Provided data:

-----

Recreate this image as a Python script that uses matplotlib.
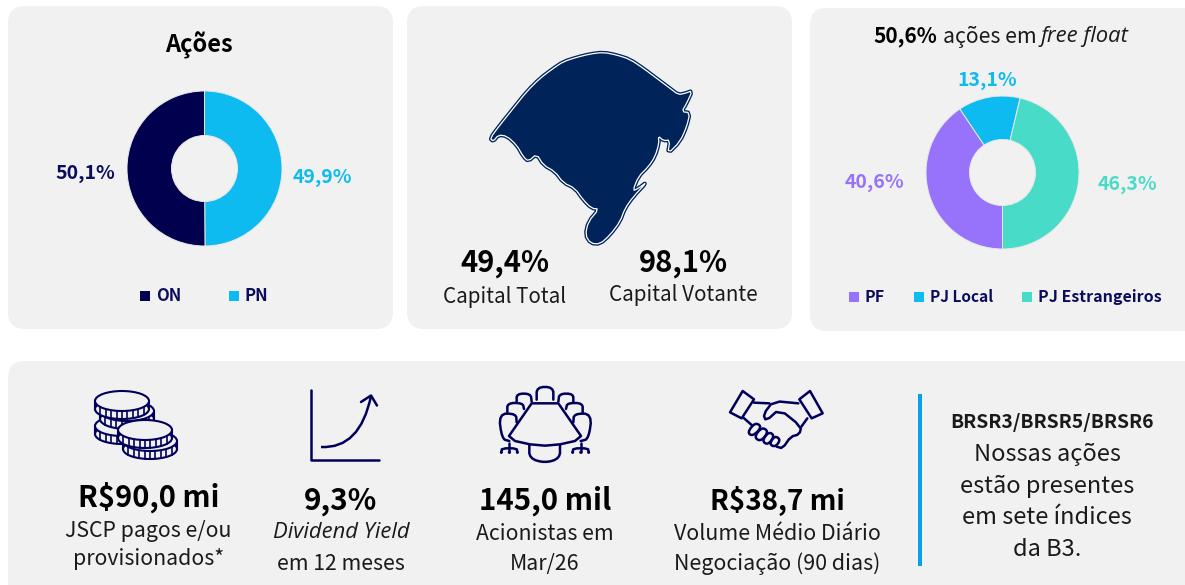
import matplotlib
matplotlib.use("Agg")
import matplotlib.pyplot as plt
from matplotlib.patches import FancyBboxPatch, Rectangle, Ellipse, Polygon, PathPatch, Circle
from matplotlib.path import Path

W, H = 1185, 585

# Data
acoes_labels = ["PN", "ON"]
acoes_values = [49.9, 50.1]
free_float_labels = ["PF", "PJ Local", "PJ Estrangeiros"]
free_float_values = [40.6, 13.1, 46.3]
capital_total = 49.4
capital_votante = 98.1
free_float_pct = 50.6
kpi_values = ["R$90,0 mi", "9,3%", "145,0 mil", "R$38,7 mi"]

# Colours
PANEL = "#f1f1f1"
NAVY = "#00004f"
NAVY_TXT = "#0c0c5c"
CYAN = "#0dbbf0"
PURPLE = "#9773fb"
TEAL = "#48dbc8"
MAP = "#00235a"
LINE = "#00005a"
DARK = "#1a1a1a"

SANS = ["Noto Sans CJK SC", "DejaVu Sans"]
plt.rcParams["font.family"] = SANS


def pct(v):
    return f"{v:.1f}%".replace(".", ",")


fig = plt.figure(figsize=(W / 100, H / 100), dpi=100, facecolor="white")
ax = fig.add_axes([0, 0, 1, 1])
ax.set_xlim(0, W)
ax.set_ylim(H, 0)
ax.axis("off")


def panel(x0, y0, x1, y1, r=17):
    ax.add_patch(FancyBboxPatch((x0 + r, y0 + r), x1 - x0 - 2 * r, y1 - y0 - 2 * r,
                                boxstyle=f"round,pad={r},rounding_size={r}",
                                fc=PANEL, ec="none", zorder=0))


def txt(x, y, s, size, color="black", weight="normal", ha="center", **kw):
    return ax.text(x, y, s, fontsize=size, color=color, fontweight=weight, ha=ha,
                   va="center", zorder=5, **kw)


def donut(cx, cy, r, inner, values, colors, start):
    a = fig.add_axes([(cx - r) / W, 1 - (cy + r) / H, 2 * r / W, 2 * r / H])
    a.pie(values, colors=colors, startangle=start, counterclock=False, radius=1,
          wedgeprops=dict(width=1 - inner / r, edgecolor="#e8e8e8", linewidth=0.7))
    a.set_xlim(-1, 1)
    a.set_ylim(-1, 1)
    return a


def legend_item(x, y, color, label, tx, size=11.5):
    ax.add_patch(Rectangle((x, y - 5), 10, 10, fc=color, ec="none", zorder=4))
    txt(tx, y, label, size, NAVY_TXT, "bold", ha="left")


# corner cutting, rounds off the hand traced outlines
def smooth(pts, closed=False, rounds=2):
    for _ in range(rounds):
        out = [pts[0]] if not closed else []
        n = len(pts)
        for i in range(n if closed else n - 1):
            p, q = pts[i], pts[(i + 1) % n]
            out.append((0.75 * p[0] + 0.25 * q[0], 0.75 * p[1] + 0.25 * q[1]))
            out.append((0.25 * p[0] + 0.75 * q[0], 0.25 * p[1] + 0.75 * q[1]))
        if not closed:
            out.append(pts[-1])
        pts = out
    return pts


panel(8, 6, 393, 329)
panel(407, 6, 792, 329)
panel(810, 8, 1210, 331)
panel(8, 361, 1210, 610)

# Acoes panel
txt(198.5, 45.5, "Ações", 17, "black", "bold")
donut(204.5, 168.5, 77.5, 33, acoes_values, [CYAN, NAVY], 90)
txt(85.5, 173.5, pct(acoes_values[1]), 14, NAVY_TXT, "bold")
txt(322.5, 177.5, pct(acoes_values[0]), 14, CYAN, "bold")
legend_item(140, 296, NAVY, acoes_labels[1], 156, 12)
legend_item(229, 296, CYAN, acoes_labels[0], 245, 12)

# Map of the state (zoomed coordinates)
map_outline = [(270, 415), (300, 375), (340, 325), (380, 275), (420, 235), (460, 205), (490, 185),
               (530, 172), (570, 162), (610, 157), (650, 165), (690, 178), (730, 205), (770, 235),
               (810, 265), (835, 284), (855, 280), (877, 272), (860, 310), (845, 335), (870, 338),
               (860, 380), (840, 425), (803, 462), (810, 420), (790, 422), (775, 408), (777, 430),
               (765, 470), (745, 500), (715, 530), (698, 573), (715, 565), (741, 546), (700, 590),
               (675, 625), (660, 665), (630, 705), (600, 732), (572, 730), (556, 705), (565, 665),
               (597, 627), (575, 625), (550, 600), (525, 565), (490, 548), (465, 515), (430, 495),
               (410, 462), (385, 484), (370, 470), (350, 435), (320, 408), (295, 405), (280, 424)]
map_px = smooth([(400 + x / 3, y / 3) for x, y in map_outline], closed=True, rounds=1)
ax.add_patch(Polygon(map_px, closed=True, fc=MAP, ec=MAP, lw=2.8, joinstyle="round", zorder=2))
ax.add_patch(Polygon(map_px, closed=True, fc="none", ec="white", lw=0.9, joinstyle="round", zorder=3))

txt(505, 263, pct(capital_total), 21, "black", "bold")
txt(683, 263, pct(capital_votante), 21, "black", "bold")
txt(505, 296.5, "Capital Total", 14.8, DARK)
txt(683, 295.5, "Capital Votante", 14.8, DARK)

# Free float panel
txt(873, 36.5, pct(free_float_pct), 15, "black", "bold", ha="left")
txt(943, 36.5, "ações em", 15.3, DARK, ha="left")
txt(1041, 36.5, "free float", 15.8, DARK, ha="left", style="italic", family="Open Sans")
donut(1002.5, 172.5, 76.5, 33, free_float_values, [PURPLE, CYAN, TEAL], 270)
txt(874.5, 182, pct(free_float_values[0]), 14, PURPLE, "bold")
txt(987.5, 80, pct(free_float_values[1]), 14, CYAN, "bold")
txt(1127, 184, pct(free_float_values[2]), 14, TEAL, "bold")
legend_item(849, 297, PURPLE, free_float_labels[0], 864)
legend_item(914, 297, CYAN, free_float_labels[1], 930, 11.1)
legend_item(1022, 297, TEAL, free_float_labels[2], 1038)


# Icons, all in pixel coordinates
def coin(cx, cy):
    rx, ry, h = 27, 10, 8
    ax.add_patch(Rectangle((cx - rx, cy), 2 * rx, h, fc=PANEL, ec="none", zorder=2))
    ax.add_patch(Ellipse((cx, cy + h), 2 * rx, 2 * ry, fc=PANEL, ec=LINE, lw=1.5, zorder=2))
    for i in range(-4, 5):
        xx = cx + i * rx / 5
        yy = ry * (1 - (i / 5) ** 2) ** 0.5
        ax.plot([xx, xx], [cy + yy, cy + h + yy], color=LINE, lw=1.2, zorder=2)
    ax.plot([cx - rx, cx - rx], [cy, cy + h], color=LINE, lw=1.5, zorder=2)
    ax.plot([cx + rx, cx + rx], [cy, cy + h], color=LINE, lw=1.5, zorder=2)
    ax.add_patch(Ellipse((cx, cy), 2 * rx, 2 * ry, fc=PANEL, ec=LINE, lw=1.5, zorder=2))


for c in [(122, 426), (127, 411), (122, 401), (150, 441), (145, 430)]:
    coin(*c)


def draw(pts, lw=1.8, closed=False, rounds=0, z=3):
    if rounds:
        pts = smooth(pts, closed, rounds)
    ax.add_patch(Polygon(pts, closed=closed, fc="none", ec=LINE, lw=lw,
                         joinstyle="round", capstyle="round", zorder=z))


# growth chart
draw([(310.5, 390), (310.5, 459.5), (379, 459.5)])
ax.add_patch(PathPatch(Path([(321, 447), (360, 449), (371, 396)],
                            [Path.MOVETO, Path.CURVE3, Path.CURVE3]),
                       fc="none", ec=LINE, lw=1.8, zorder=3))
draw([(361, 402), (371, 395.5), (377, 405.5)])


def z5(pts):
    return [(480 + x / 3, 375 + y / 3) for x, y in pts]


# boardroom table
draw(z5([(155, 85), (235, 85), (303, 183), (285, 198), (240, 208), (195, 212), (150, 208),
         (105, 198), (87, 183)]), closed=True)
draw(z5([(148, 210), (148, 250), (195, 264), (240, 250), (240, 210)]), rounds=2)
draw(z5([(170, 74), (170, 36), (220, 36), (220, 74)]), rounds=2)
draw(z5([(110, 82), (110, 56), (152, 56), (155, 80)]), rounds=2)
draw(z5([(280, 82), (280, 56), (238, 56), (235, 80)]), rounds=2)
draw(z5([(82, 112), (82, 84), (128, 84), (132, 102)]), rounds=2)
draw(z5([(308, 112), (308, 84), (262, 84), (258, 102)]), rounds=2)
draw(z5([(110, 142), (108, 116), (56, 116), (66, 192), (88, 198)]), rounds=2)
draw(z5([(280, 142), (282, 116), (336, 116), (326, 192), (302, 198)]), rounds=2)
for x0 in [88, 302]:
    draw(z5([(x0, 205), (x0, 232)]))
    draw(z5([(x0 - 24, 232), (x0 - 22, 220), (x0 + 22, 220), (x0 + 24, 232)]), rounds=1)
    for dx in [-24, 0, 24]:
        px, py = z5([(x0 + dx, 232)])[0]
        ax.add_patch(Circle((px, py), 1.5, fc=LINE, ec="none", zorder=3))

# handshake
draw(z5([(788, 48), (822, 73), (785, 130), (750, 112)]), closed=True)
draw(z5([(990, 48), (958, 73), (995, 130), (1028, 115)]), closed=True)
draw(z5([(822, 83), (868, 85)]))
draw(z5([(955, 85), (880, 78), (850, 118), (858, 138), (898, 102), (964, 155), (958, 178), (932, 185),
         (908, 220), (890, 215)]), rounds=1)
draw(z5([(790, 128), (815, 150)]))
draw(z5([(964, 155), (982, 130)]))
for p in [[(826, 142), (802, 172), (818, 184), (846, 156)],
          [(846, 156), (822, 186), (842, 200), (866, 170)],
          [(866, 170), (846, 198), (864, 210), (884, 182)],
          [(884, 182), (868, 208), (886, 216), (902, 194)]]:
    draw(z5(p), closed=True, rounds=2)

# KPI row
txt(148.5, 497.5, kpi_values[0], 21, "black", "bold")
txt(148.5, 531.5, "JSCP pagos e/ou", 15.3, DARK)
txt(148.5, 559.5, "provisionados*", 15.3, DARK)
txt(341, 500.5, kpi_values[1], 21.4, "black", "bold")
txt(341, 533, "Dividend Yield", 15.8, DARK, style="italic", family="Open Sans")
txt(341, 563.5, "em 12 meses", 15.3, DARK)
txt(545, 500.5, kpi_values[2], 21.2, "black", "bold")
txt(545, 533.5, "Acionistas em", 15.3, DARK)
txt(545, 563.5, "Mar/26", 15.3, DARK)
txt(777.5, 500.5, kpi_values[3], 20, "black", "bold")
txt(777, 533.5, "Volume Médio Diário", 15.4, DARK)
txt(777, 563.5, "Negociação (90 dias)", 15.4, DARK)

ax.add_patch(Rectangle((917.5, 394), 4, 172, fc="#0a9eef", ec="none", zorder=4))
txt(1052.5, 422, "BRSR3/BRSR5/BRSR6", 13.9, DARK, "bold")
for yy, s in zip([454, 486, 517, 549],
                 ["Nossas ações", "estão presentes", "em sete índices", "da B3."]):
    txt(1047, yy, s, 17, DARK)

fig.savefig("out.png", dpi=100, facecolor="white")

-----

The request: Report only the number of lines that hold the string "matplotlib" in this listing.

Reply to the task: 6